Rhymes alternate in this classic song to an abab cadence, but Dylan is more dedicated to the b-rhymes than he is to the a’s.  The a’s have echo rhymes (long/long) or imperfect rhymes (ends/winds) or no rhyming (all/night), so on one level the rhymes fade but on another they don’t.

The best rhyme for my money is storm/warm.  That rhyme will never fade for me.  Somethings just never fade, as an image of a loved one.  Unlike the girl in “Trying To Get To Heaven,” whose “memory grows dimmer” and doesn’t haunt the singer “like it did before,” this girl from the north country just can’t be shaken.  Most of the time Dylan keeps to his rhymes, but all of the time he let’s us see her; her image is vivid with that warm coat he wants her wearing and that long hanging hair that flows down to her breasts; we can fill in the rest, and what we fill in won’t shake us either.  Anyone ever caught in love’s thrall keeps such images with them forever, and usually they are affixed to a place like a north country fair.
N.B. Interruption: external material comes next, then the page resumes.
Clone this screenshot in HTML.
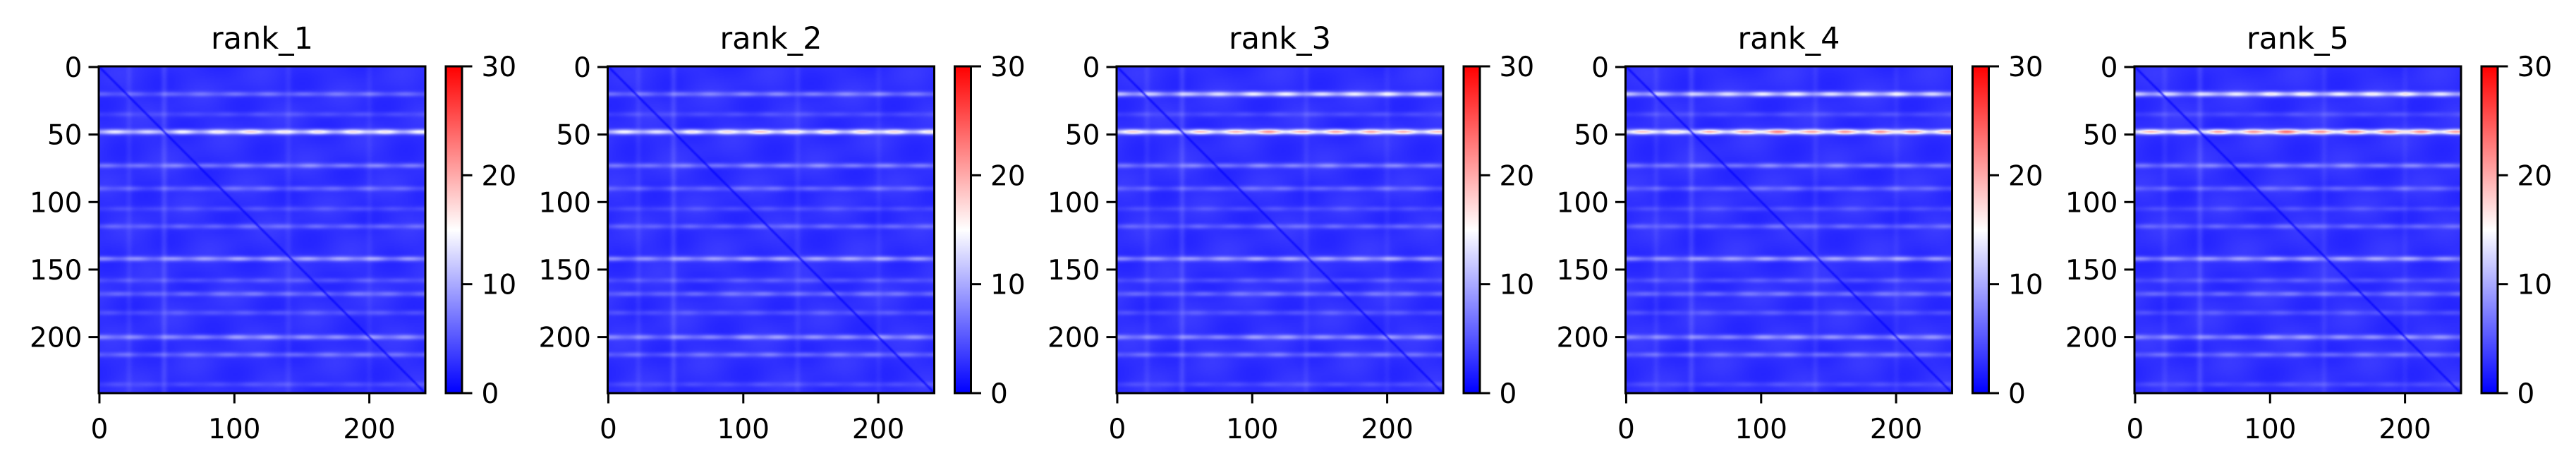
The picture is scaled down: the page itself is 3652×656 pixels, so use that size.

But not so fast. Cormac McCarthy in All the Pretty Horses has John Grady not think about Alejandra because “he did not know what was coming or how bad it would be . . . he thought she was something he’d better save.”  Perhaps the images we keep conjuring keep fading more and more each time we do.  But songs like this one keep such images forever fresh, forever young.